Nobody knows what they were for. That small mystery sits at the centre of an otherwise fairly legible early medieval enclosure, a rath, which is the Irish term for a ringfort, typically a farmstead of the early historic period enclosed by one or more earthen banks. The unexplained stone setting is the detail that makes this particular example quietly arresting.

The rath sits on the low-lying plain east of Feohanagh, on the Dingle Peninsula in County Kerry, drained by the Feohanagh river. It is oval rather than circular, measuring roughly 42.6 metres east to west and about 30 metres north to south.

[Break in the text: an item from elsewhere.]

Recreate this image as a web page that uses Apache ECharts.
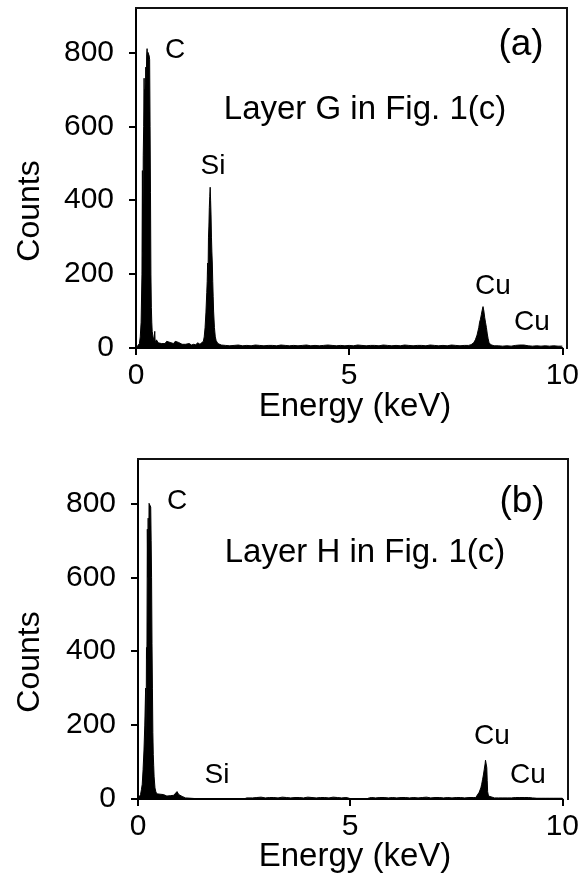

The single earthen bank has been faced on both its inner and outer sides with drystone walling, a technique known as revetment, though the stonework shows considerable evidence of rebuilding and repair over the years, suggesting the enclosure remained in use or at least in memory long after its original construction. The bank rises to 1.4 metres on the interior side and 1.75 metres on the exterior. A fosse, the shallow external ditch that would originally have reinforced the bank's defensive or boundary function, survives only faintly along the south-western sector. There are entrance gaps at the south-west and east, measuring between one and 1.3 metres wide, though the eastern gap is now blocked. The north-eastern stretch of the bank has been absorbed into a townland boundary, and field fences radiate outward from the enclosure at several points, indicating how thoroughly early land divisions of this kind were folded into the agricultural landscape of later centuries. The site was documented by J. Cuppage in the 1986 Corca Dhuibhne archaeological survey of the Dingle Peninsula.

The interior ground is uneven in places, interrupted by natural rock outcrop, which makes the deliberate character of that stone alignment all the more noticeable. Whether it was a structural feature, a marker of some kind, or something else entirely, the survey recorded no firm answer.